Other flip-flops by Aso Rock
In recent times, there have been instances of contradictions by Aso Rock, apart from the double-speak on the First Lady’s health condition. For instance, after the October 1, 2010 bomb attacks at Eagle Square, President Jonathan told Nigerians that the Movement for the Emancipation of the Niger Delta (MEND) could not be responsible for the criminal act. But as it turned out, a renowned leader of MEND, Henry Okah, has been convicted in a South African court over his involvement in the bomb blasts. Also, the presidency gave Nigerians hopes that the insecurity that has ravaged it was being addressed when Dr Abati said government was in talks with Boko Haram. But in a shocking denial, President Jonathan said the group was faceless and government could not hold talks with such an organisation. Also, there are many campaign promises, which have remained men promises. For instance, Jonathan told Nigerians that he would ensure that Nigerians do not use generators more than two times in a week, but that has not happened.

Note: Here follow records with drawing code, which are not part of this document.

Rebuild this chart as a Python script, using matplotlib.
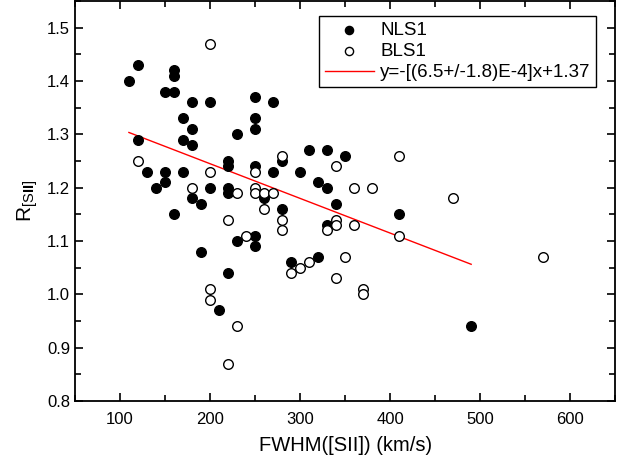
import matplotlib
matplotlib.use("Agg")
import matplotlib.pyplot as plt
import numpy as np
from matplotlib.ticker import MultipleLocator

plt.rcParams['font.family'] = ['Liberation Sans', 'DejaVu Sans']
plt.rcParams['mathtext.fontset'] = 'custom'
plt.rcParams['mathtext.rm'] = 'Liberation Sans'
plt.rcParams['mathtext.bf'] = 'Liberation Sans:bold'

# NLS1 (filled)
nls1_fwhm = [110, 120, 160, 160, 150, 160, 180, 200, 170, 180, 250, 270, 250, 250,
             230, 170, 120, 180, 130, 150, 170, 140, 150, 160, 200, 180, 190, 220,
             220, 220, 220, 250, 270, 280, 300, 310, 320, 330, 330, 260, 280, 340,
             330, 350, 410, 230, 250, 250, 190, 220, 210, 290, 320, 490]
nls1_r = [1.40, 1.43, 1.42, 1.41, 1.38, 1.38, 1.36, 1.36, 1.33, 1.31, 1.37, 1.36, 1.33, 1.31,
          1.30, 1.29, 1.29, 1.28, 1.23, 1.23, 1.23, 1.20, 1.21, 1.15, 1.20, 1.18, 1.17, 1.25,
          1.24, 1.20, 1.19, 1.24, 1.23, 1.25, 1.23, 1.27, 1.21, 1.27, 1.20, 1.18, 1.16, 1.17,
          1.13, 1.26, 1.15, 1.10, 1.11, 1.09, 1.08, 1.04, 0.97, 1.06, 1.07, 0.94]

# BLS1 (open)
bls1_fwhm = [200, 120, 180, 200, 230, 250, 250, 250, 260, 270, 260, 280, 220, 280,
             280, 340, 360, 380, 410, 470, 240, 340, 340, 330, 360, 410, 350, 290,
             300, 310, 340, 370, 370, 200, 200, 230, 220, 570]
bls1_r = [1.47, 1.25, 1.20, 1.23, 1.19, 1.23, 1.20, 1.19, 1.19, 1.19, 1.16, 1.26, 1.14, 1.14,
          1.12, 1.24, 1.20, 1.20, 1.26, 1.18, 1.11, 1.14, 1.13, 1.12, 1.13, 1.11, 1.07, 1.04,
          1.05, 1.06, 1.03, 1.01, 1.00, 1.01, 0.99, 0.94, 0.87, 1.07]

# linear fit
fit_x = [110, 490]
fit_slope = -6.5e-4
fit_intercept = 1.375

fig = plt.figure(figsize=(6.24, 4.67), dpi=100)
ax = fig.add_axes([0.12, 0.141, 0.866, 0.857])

ax.scatter(nls1_fwhm, nls1_r, s=48, facecolor='black', edgecolor='black',
           linewidth=1.0, label='NLS1', zorder=3)
ax.scatter(bls1_fwhm, bls1_r, s=48, facecolor='white', edgecolor='black',
           linewidth=1.0, label='BLS1', zorder=3)
fx = np.array(fit_x)
ax.plot(fx, fit_slope * fx + fit_intercept, color='red', lw=1.0,
        label='y=-[(6.5+/-1.8)E-4]x+1.37', zorder=2)

ax.set_xlim(50, 650)
ax.set_ylim(0.8, 1.55)
ax.xaxis.set_major_locator(MultipleLocator(100))
ax.xaxis.set_minor_locator(MultipleLocator(50))
ax.yaxis.set_major_locator(MultipleLocator(0.1))
ax.yaxis.set_minor_locator(MultipleLocator(0.05))
ax.yaxis.set_major_formatter(matplotlib.ticker.FormatStrFormatter('%.1f'))
ax.tick_params(which='both', direction='in', top=True, right=True, width=1.2,
               labelsize=12)
ax.tick_params(which='major', length=6)
ax.tick_params(which='minor', length=4)
ax.tick_params(axis='x', pad=8)
for sp in ax.spines.values():
    sp.set_linewidth(1.3)

ax.set_xlabel('FWHM([SII]) (km/s)', fontsize=14.5, labelpad=6)
ax.set_ylabel(r'R$_{[\mathrm{S}\mathbf{II}]}$', fontsize=15, labelpad=5)

leg = ax.legend(loc='upper right', bbox_to_anchor=(0.965, 0.962), fontsize=13.5,
                frameon=True, fancybox=False, edgecolor='black', framealpha=1,
                handlelength=2.6, markerscale=0.85, borderpad=0.3,
                labelspacing=0.22, handletextpad=0.35, borderaxespad=0.0)
leg.get_frame().set_linewidth(1.0)

fig.savefig('out.png', dpi=100)
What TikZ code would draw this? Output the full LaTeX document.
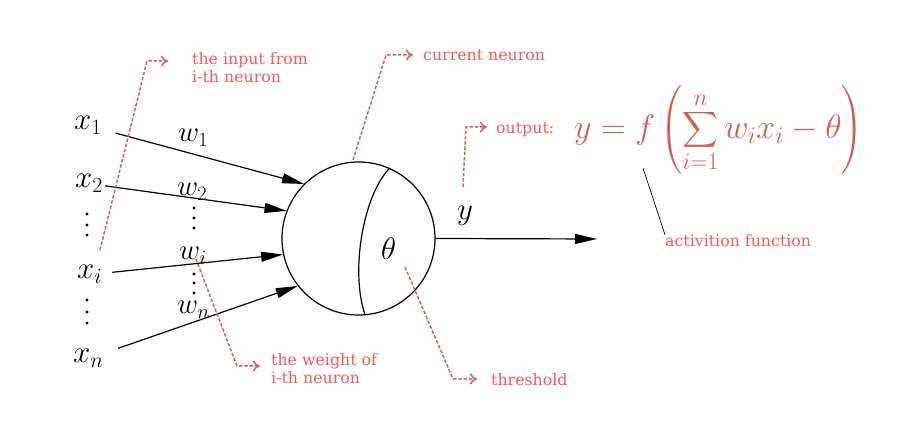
\RequirePackage{fix-cm}
\documentclass[tikz,border=0pt]{standalone}
\usepackage{amsmath}
\usepackage{fontspec}
\usepackage{xcolor}
\usetikzlibrary{arrows.meta,positioning,calc}
\newfontfamily\notefont{DejaVu Serif}
\definecolor{notered}{RGB}{240,90,95}
\definecolor{dashred}{RGB}{200,100,100}
\definecolor{formulared}{RGB}{205,95,80}
\tikzset{
  mathlbl/.style={font=\fontsize{31}{37}\selectfont, inner sep=0pt, anchor=base west},
  wlbl/.style={font=\fontsize{29}{35}\selectfont, inner sep=0pt, anchor=base west},
  note/.style={font=\notefont\fontsize{15.8}{18}\selectfont, text=notered, inner sep=0pt, anchor=base west, align=left},
  pointer/.style={dashred, line width=1.5pt, dash pattern=on 3.5pt off 1.8pt, -{To[length=7pt,width=11pt]}},
  signal/.style={line width=1.2pt, -{Triangle[length=22pt,width=10pt]}},
}

\begin{document}
\begin{tikzpicture}[x=1pt,y=-1pt]
\useasboundingbox (0,0) rectangle (911,427);

% inputs and weights
\node[mathlbl] (x1) at (74,130) {$x_1$};
\node[mathlbl] (x2) at (75,188) {$x_2$};
\node[mathlbl] (xi) at (77,279) {$x_i$};
\node[mathlbl] (xn) at (73,363) {$x_n$};
\node[wlbl] (w1) at (178,142) {$w_1$};
\node[wlbl] (w2) at (177,196) {$w_2$};
\node[wlbl] (wi) at (179,260) {$w_i$};
\node[wlbl] (wn) at (177,314) {$w_n$};
\foreach \y in {214,225,235,300,312,323} \fill (87,\y) circle (1.6pt);
\foreach \y in {208,218,228,274,283,293} \fill (194,\y) circle (1.6pt);

% the neuron
\node[draw, circle, line width=1.2pt, minimum size=153pt, inner sep=0pt] (neuron) at (358.5,238.5) {};
\draw[line width=1.2pt] (neuron.66.7) .. controls (363,195) and (350,272) .. (neuron.-85);
\node[mathlbl] (theta) at (381,260) {$\theta$};
\node[mathlbl] (y) at (457,220) {$y$};
\coordinate (yend) at (597,239);

\draw[signal, shorten <=14pt] (x1) -- (neuron.135.5);
\draw[signal, shorten <=2pt] (x2) -- (neuron.159.7);
\draw[signal, shorten <=10pt] (xi) -- (neuron.192);
\draw[signal, shorten <=15pt] (xn) -- (neuron.218);
\draw[signal] (neuron.east) -- (yend);

% formula
\node[font=\fontsize{34}{41}\selectfont, text=formulared, anchor=west, inner sep=0pt] (formula) at (574,130)
  {$\displaystyle y = f\left(\sum_{i=1}^{n} w_i x_i - \theta\right)$};

% notes
\node[note, anchor=north west] (in-note) at (192,52) {the input from\\i-th neuron};
\node[note] (cur-note) at (423,61) {current neuron};
\node[note] (out-note) at (496,134) {output:};
\node[note, anchor=north west] (wt-note) at (271,353) {the weight of\\i-th neuron};
\node[note] (th-note) at (491,386) {threshold};
\node[note] (act-note) at (665,247) {activition function};

\coordinate (in-foot) at (100,250);
\coordinate (in-bend) at (147,61);
\coordinate (in-tip) at (168,61);
\coordinate (cur-foot) at (353,160);
\coordinate (cur-bend) at (386,55);
\coordinate (cur-tip) at (413,55);
\coordinate (out-foot) at (463,187);
\coordinate (out-bend) at (466,127);
\coordinate (out-tip) at (487,127);
\coordinate (wt-foot) at (196,259);
\coordinate (wt-bend) at (237,366);
\coordinate (wt-tip) at (260,366);
\coordinate (th-foot) at (405,267);
\coordinate (th-bend) at (453,379);
\coordinate (th-tip) at (477,379);
\coordinate (f-foot) at (643,168);

\draw[pointer] (in-foot) -- (in-bend) -- (in-tip);
\draw[pointer] (cur-foot) -- (cur-bend) -- (cur-tip);
\draw[pointer] (out-foot) -- (out-bend) -- (out-tip);
\draw[pointer] (wt-foot) -- (wt-bend) -- (wt-tip);
\draw[pointer] (th-foot) -- (th-bend) -- (th-tip);
\draw[line width=0.7pt] (f-foot) -- (act-note.north west);
\end{tikzpicture}
\end{document}
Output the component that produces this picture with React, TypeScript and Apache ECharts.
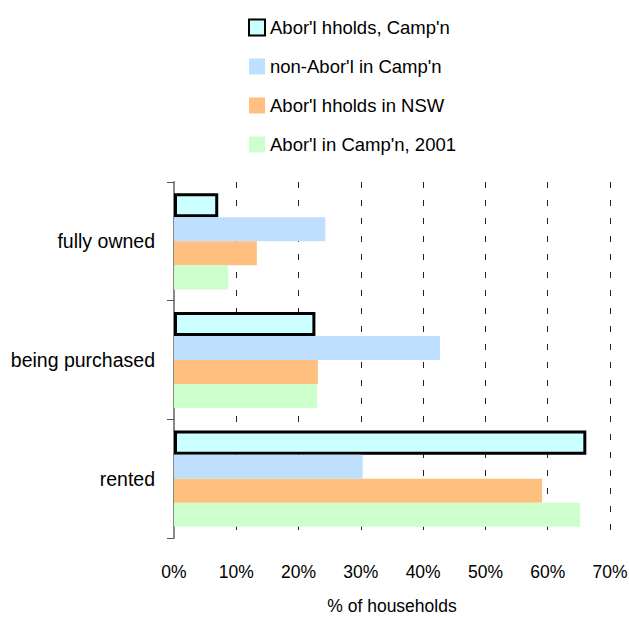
import React, { useEffect, useRef } from "react";
import * as echarts from "echarts";

const categories = ["fully owned", "being purchased", "rented"];
const seriesNames = [
  "Abor'l hholds, Camp'n",
  "non-Abor'l in Camp'n",
  "Abor'l hholds in NSW",
  "Abor'l in Camp'n, 2001",
];
const aborCampn = [7.1, 22.7, 66.2];
const nonAborCampn = [24.3, 42.7, 30.3];
const aborNSW = [13.3, 23.1, 59.1];
const abor2001 = [8.7, 23.0, 65.2];
const xTicks = [0, 10, 20, 30, 40, 50, 60, 70];

const colors = ["#ccffff", "#bfdfff", "#ffbf7f", "#ccffcc"];
const FONT = "'Liberation Sans', Arial, sans-serif";

export default function App() {
  const ref = useRef<HTMLDivElement>(null);
  useEffect(() => {
    if (!ref.current) return;
    const chart = echarts.init(ref.current, null, { renderer: "svg" });
    const data = [aborCampn, nonAborCampn, aborNSW, abor2001];
    chart.setOption({
      animation: false,
      textStyle: { fontFamily: FONT },
      legend: {
        orient: "vertical",
        left: 243,
        top: 13,
        itemWidth: 16,
        itemHeight: 16,
        itemGap: 20,
        icon: "rect",
        textStyle: { fontSize: 18.5, color: "#000", fontFamily: FONT },
        data: seriesNames,
      },
      grid: {
        left: 174,
        right: 19,
        top: 182,
        bottom: 79,
        containLabel: false,
        outerBoundsMode: "none",
      },
      xAxis: {
        type: "value",
        min: xTicks[0],
        max: xTicks[xTicks.length - 1],
        interval: 10,
        name: "% of households",
        nameLocation: "middle",
        nameGap: 59,
        nameTextStyle: { fontSize: 17.5, color: "#000", fontFamily: FONT },
        axisLine: { show: false },
        axisTick: { show: false },
        axisLabel: {
          formatter: "{value}%",
          fontSize: 17.5,
          color: "#000",
          margin: 25,
          fontFamily: FONT,
        },
        splitLine: {
          show: true,
          lineStyle: { color: "#222", type: [6, 12], width: 1 },
        },
      },
      yAxis: {
        type: "category",
        data: categories,
        inverse: true,
        axisLine: { show: true, lineStyle: { color: "#888", width: 2 } },
        axisTick: { show: true, length: 7, lineStyle: { color: "#555", width: 1 } },
        axisLabel: { fontSize: 19.5, color: "#000", margin: 19, fontFamily: FONT },
        splitLine: { show: false },
      },
      series: seriesNames.map((name, i) => ({
        name,
        type: "bar",
        data: data[i],
        barGap: "0%",
        barCategoryGap: "19%",
        itemStyle:
          i === 0
            ? { color: colors[i], borderColor: "#000", borderWidth: 3 }
            : { color: colors[i] },
      })),
    });
    return () => chart.dispose();
  }, []);
  return <div ref={ref} style={{ width: 629, height: 617, position: "absolute", left: 0, top: 0 }} />;
}
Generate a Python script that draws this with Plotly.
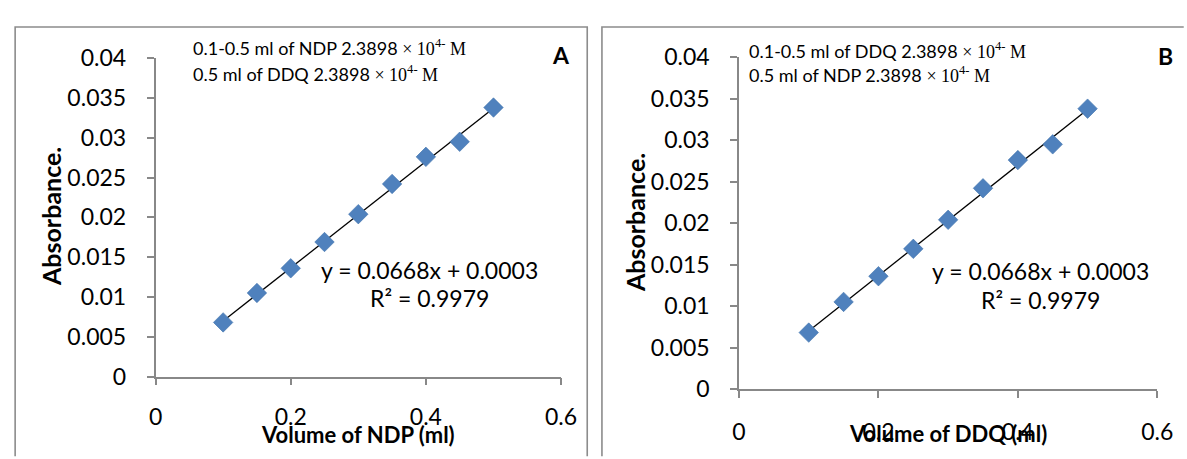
import plotly.graph_objects as go

W, H = 1187, 459

volume_ml = [0.1, 0.15, 0.2, 0.25, 0.3, 0.35, 0.4, 0.45, 0.5]
absorbance_A = [0.0068, 0.0105, 0.0136, 0.0169, 0.0204, 0.0242, 0.0276, 0.0295, 0.0338]
absorbance_B = [0.0068, 0.0105, 0.0136, 0.0169, 0.0204, 0.0242, 0.0276, 0.0295, 0.0338]
slope_A, intercept_A = 0.0668, 0.0003
slope_B, intercept_B = 0.0668, 0.0003
x_ticks = [0, 0.2, 0.4, 0.6]
y_ticks = [0, 0.005, 0.01, 0.015, 0.02, 0.025, 0.03, 0.035, 0.04]
y_tick_text = ["0", "0.005", "0.01", "0.015", "0.02", "0.025", "0.03", "0.035", "0.04"]
x_tick_text = ["0", "0.2", "0.4", "0.6"]

FONT = "Lato"
MARK = "#4F81BD"
AXC = "#888888"


def px(x):
    return x / W


def py(y):
    return 1 - y / H


fig = go.Figure()

panels = [
    ("x", "y", absorbance_A, slope_A, intercept_A),
    ("x2", "y2", absorbance_B, slope_B, intercept_B),
]
for xa, ya, yv, m, b in panels:
    xs = [min(volume_ml), max(volume_ml)]
    fig.add_trace(go.Scatter(x=xs, y=[m * v + b for v in xs], mode="lines",
                             line=dict(color="black", width=1.3), xaxis=xa, yaxis=ya,
                             showlegend=False, hoverinfo="skip"))
    fig.add_trace(go.Scatter(x=volume_ml, y=yv, mode="markers",
                             marker=dict(symbol="diamond", size=15, color=MARK,
                                         line=dict(color="#4273ad", width=0.6)),
                             xaxis=xa, yaxis=ya, showlegend=False))

axis_common = dict(showgrid=False, zeroline=False, showline=True, linecolor=AXC, linewidth=1.6,
                   ticks="outside", tickcolor=AXC, ticklen=7, tickwidth=1.6,
                   tickfont=dict(family=FONT, size=23, color="#000"))

fig.update_layout(
    xaxis=dict(domain=[px(151.5), px(565)], range=[0, 0.6], tickvals=x_ticks, ticktext=x_tick_text,
               anchor="y", ticklabelstandoff=12, **axis_common),
    yaxis=dict(domain=[py(385), py(46)], range=[0, 0.04], tickvals=y_ticks, ticktext=y_tick_text,
               anchor="x", ticklabelstandoff=16, **axis_common),
    xaxis2=dict(domain=[px(746.5), px(1173)], range=[0, 0.6], tickvals=x_ticks, ticktext=x_tick_text,
                anchor="y2", ticklabelstandoff=15, **axis_common),
    yaxis2=dict(domain=[py(398.3), py(45)], range=[0, 0.04], tickvals=y_ticks, ticktext=y_tick_text,
                anchor="x2", ticklabelstandoff=16, **axis_common),
)

BORDER = "#8c8c8c"
shapes = [
    dict(type="path", xref="paper", yref="paper",
         path=f"M {px(8.3)},{py(470)} L {px(8.3)},{py(12.7)} L {px(591.7)},{py(12.7)} L {px(591.7)},{py(470)}",
         line=dict(color=BORDER, width=1.6)),
    dict(type="path", xref="paper", yref="paper",
         path=f"M {px(606.7)},{py(470)} L {px(606.7)},{py(12.7)} L {px(1200)},{py(12.7)}",
         line=dict(color=BORDER, width=1.6)),
]

SER = "<span style='font-family:\"Liberation Serif\", \"Times New Roman\", serif'>"


def cond(a, b):
    return (f"{a} 2.3898 {SER}× 10<sup>4-</sup> M</span>", f"{b} 2.3898 {SER}× 10<sup>4-</sup> M</span>")


annA1, annA2 = cond("0.1-0.5 ml of NDP", "0.5 ml of DDQ")
annB1, annB2 = cond("0.1-0.5 ml of DDQ", "0.5 ml of NDP")

ann = []


def txt(x, y, t, size, bold=False, xanchor="left", angle=0):
    if bold:
        t = f"<b>{t}</b>"
    ann.append(dict(x=px(x), y=py(y), xref="paper", yref="paper", text=t, showarrow=False,
                    xanchor=xanchor, yanchor="middle", textangle=angle,
                    font=dict(family=FONT, size=size, color="#000")))


txt(188, 35, annA1, 18)
txt(188, 62.5, annA2, 18)
txt(565, 43, "A", 23, bold=True, xanchor="center")
txt(431, 272, "y = 0.0668x + 0.0003", 23, xanchor="center")
txt(431, 301, "R² = 0.9979", 23, xanchor="center")
txt(45, 215, "Absorbance.", 25, bold=True, xanchor="center", angle=-90)
txt(358, 447, "Volume of NDP (ml)", 22, bold=True, xanchor="center")

txt(755, 38, annB1, 18)
txt(755, 63, annB2, 18)
txt(1181, 44, "B", 23, bold=True, xanchor="center")
txt(1054, 273, "y = 0.0668x + 0.0003", 23, xanchor="center")
txt(1054, 303, "R² = 0.9979", 23, xanchor="center")
txt(640, 221, "Absorbance.", 25, bold=True, xanchor="center", angle=-90)
txt(960, 446, "Volume of DDQ (ml)", 22, bold=True, xanchor="center")

fig.update_layout(width=W, height=H, margin=dict(l=0, r=0, t=0, b=0),
                  paper_bgcolor="white", plot_bgcolor="white",
                  shapes=shapes, annotations=ann, showlegend=False)

fig.write_html("out.html", config={"displayModeBar": False},
               post_script="document.body.style.margin='0';document.body.style.overflow='hidden';"
                           "document.documentElement.style.overflow='hidden';")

Electricity supply is not better than what it was during the presidential campaign. He had also promised to create, in the two years, 1.5 million jobs. Apart from the SURE-P youth and graduate employment scheme, which are no employment in the real sense of it, no jobs are being created, not to talk of 1.5 million of them. He further promised to, in four years, make Nigeria go beyond producing and exporting crude oil to exporting refined petroleum products because Nigeria has no reason to keep importing kerosene. There are no indications that this is happening. Almost two years after he made the promise, the country’s refineries are producing below capacity, which subsidy on petroleum products has not abated. Kerosene is still out of the reach of those who use it.
As a result of the flip-flops of government, Nigerians no longer trust what its spokespersons say. Kaduna-based Nnamdi Onyenede, remarked thus: “I can’t trust them. There is no way to verify government’s information because they always adulterate documents. The government and their spokespersons are not being sincere, honest and they are not working with integrity. This is a common fact for everybody. So, I have stopped caring about government spokespersons’ statements.”
Mr Yinka Odumakin, a Lagos-based civil rights activist, said this situation brings government to disrepute. According to him, “the president and his aides need to be told that when there is this kind of credibility gap it does not help. You recalled that when there was MEND bombing during the 50th Independence anniversary, the president came out to say MEND was not responsible, but Okah has been convicted and jailed in South Africa over the incident. Again, they said the First Lady was resting in Germany, but she recently did a thanksgiving where she confirmed that she died for seven days.  These lies do not give credibility to the presidency. I think it’s either the president’s aides are not doing their jobs well or they did not realize that the office of the president is not where you can just tell lies that cannot be sustained.
“The frivolous lies pose serious challenge to the office of the president. For instance, if by tomorrow the presidency comes out to say good morning fellow Nigerians, people will need to look at their wrist watches before they answer. So the credibility gap is not good for the presidency. I think Mr President will need to repackage himself and make him more credible than he is at the moment.
I think the president should know that he can only build trust around his administration by his track records. If he makes mistakes he could correct them by apologizing to the people, else it will be difficult for Nigerians to trust him. Trust can only be earned; he cannot command it. He can’t buy it but he must earn it. So, if these kinds of lies are told by the president, it means his aides are not doing their jobs and the danger is, that, it will make it difficult for Nigerians to trust their president even when he means well.”